** START OF SUPPLIED MATERIAL **
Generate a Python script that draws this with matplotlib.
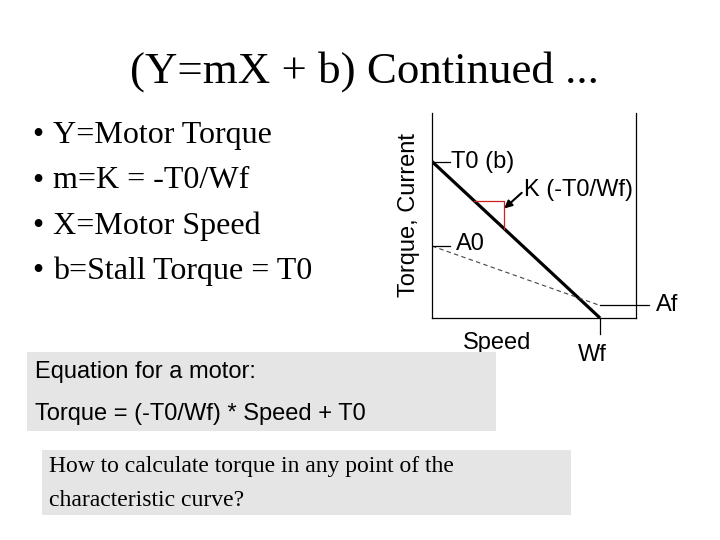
import matplotlib
matplotlib.use("Agg")
import matplotlib.pyplot as plt
from matplotlib.patches import Rectangle

# slide text
title = "(Y=mX + b) Continued ..."
bullets = ["Y=Motor Torque", "m=K = -T0/Wf", "X=Motor Speed", "b=Stall Torque = T0"]
eq_lines = ["Equation for a motor:", "Torque = (-T0/Wf) * Speed + T0"]
question = ["How to calculate torque in any point of the", "characteristic curve?"]

# motor characteristic (arbitrary units)
Wf = 100.0      # no-load speed
T0 = 100.0      # stall torque
A0 = 46.0       # stall current
Af = 8.0        # no-load current
speed_max = 121.4
torque_max = 131.0
slope_tri = [25.0, 43.0]   # speed range of the red slope triangle

W, H = 720, 540
fig = plt.figure(figsize=(7.2, 5.4), dpi=100)


def fx(x):
    return x / W


def fy(y):
    return 1 - y / H


serif = "Liberation Serif"
sans = "Liberation Sans"

fig.text(fx(364), fy(83), title, family=serif, fontsize=32.3, ha="center", va="baseline")

for i, b in enumerate(bullets):
    yb = 143 + i * 45.5
    fig.text(fx(32), fy(yb), "\u2022", family=serif, fontsize=23, ha="left", va="baseline")
    fig.text(fx(53), fy(yb), b, family=serif, fontsize=23, ha="left", va="baseline")

# chart
ax = fig.add_axes([fx(432), fy(318), fx(636) - fx(432), (318 - 113) / H])
ax.set_xlim(0, speed_max)
ax.set_ylim(0, torque_max)
ax.spines["top"].set_visible(False)
for s in ["left", "right", "bottom"]:
    ax.spines[s].set_linewidth(0.9)
ax.set_xticks([])
ax.set_yticks([])
ax.patch.set_alpha(0)

ax.plot([0, Wf], [T0, 0], color="black", lw=2.3, solid_capstyle="butt")
ax.plot([0, Wf], [A0, Af], color="#444444", lw=0.8, ls=(0, (4, 3)))

# slope triangle
t1 = T0 * (1 - slope_tri[0] / Wf)
t2 = T0 * (1 - slope_tri[1] / Wf)
ax.plot([slope_tri[0], slope_tri[1], slope_tri[1]], [t1, t1, t2], color="#cc2222", lw=0.9)
ax.annotate("", xy=(slope_tri[1], 70), xytext=(53.4, 80),
            arrowprops=dict(arrowstyle="-|>", color="black", lw=1.5, mutation_scale=11,
                            shrinkA=0, shrinkB=0))
ax.text(55, 82, "K (-T0/Wf)", family=sans, fontsize=17, ha="left", va="center")

# leaders
ax.plot([0, 11], [T0, T0], color="black", lw=0.9)
ax.text(11.5, T0 - 0.5, "T0 (b)", family=sans, fontsize=17, ha="left", va="center")
ax.plot([0, 11], [A0, A0], color="black", lw=0.9)
ax.text(14.5, A0 + 1.5, "A0", family=sans, fontsize=17, ha="left", va="center")
ax.plot([Wf, 129], [Af, Af], color="black", lw=0.9, clip_on=False)
ax.text(133, Af, "Af", family=sans, fontsize=17, ha="left", va="center", clip_on=False)
ax.plot([Wf, Wf], [0, -10.5], color="black", lw=0.9, clip_on=False)
ax.text(Wf - 4.5, -23.5, "Wf", family=sans, fontsize=17, ha="center", va="center", clip_on=False)
ax.text(38.5, -16, "Speed", family=sans, fontsize=17, ha="center", va="center", clip_on=False)
ax.text(-13.7, 66, "Torque, Current", family=sans, fontsize=17,
        rotation=90, ha="center", va="center", clip_on=False)

# grey boxes
fig.add_artist(Rectangle((fx(27), fy(431)), fx(496) - fx(27), (431 - 351.5) / H,
                         transform=fig.transFigure, facecolor="#e5e5e5", edgecolor="none", zorder=5))
fig.add_artist(Rectangle((fx(41.5), fy(515)), fx(571) - fx(41.5), (515 - 450) / H,
                         transform=fig.transFigure, facecolor="#e5e5e5", edgecolor="none", zorder=5))

fig.text(fx(35), fy(378), eq_lines[0], family=sans, fontsize=17, ha="left", va="baseline", zorder=6)
fig.text(fx(35), fy(420), eq_lines[1], family=sans, fontsize=17, ha="left", va="baseline", zorder=6)
fig.text(fx(49), fy(472), question[0], family=serif, fontsize=17, ha="left", va="baseline", zorder=6)
fig.text(fx(49), fy(505.5), question[1], family=serif, fontsize=17, ha="left", va="baseline", zorder=6)

fig.savefig("out.png", dpi=100)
** END OF SUPPLIED MATERIAL **
THE PROBLEM: Output exactly the span of lines from the top of the listing through the line holding "from matplotlib.patches import Rectangle", and leave every picture out.

TASK SOLUTION:
Generate a Python script that draws this with matplotlib.
import matplotlib
matplotlib.use("Agg")
import matplotlib.pyplot as plt
from matplotlib.patches import Rectangle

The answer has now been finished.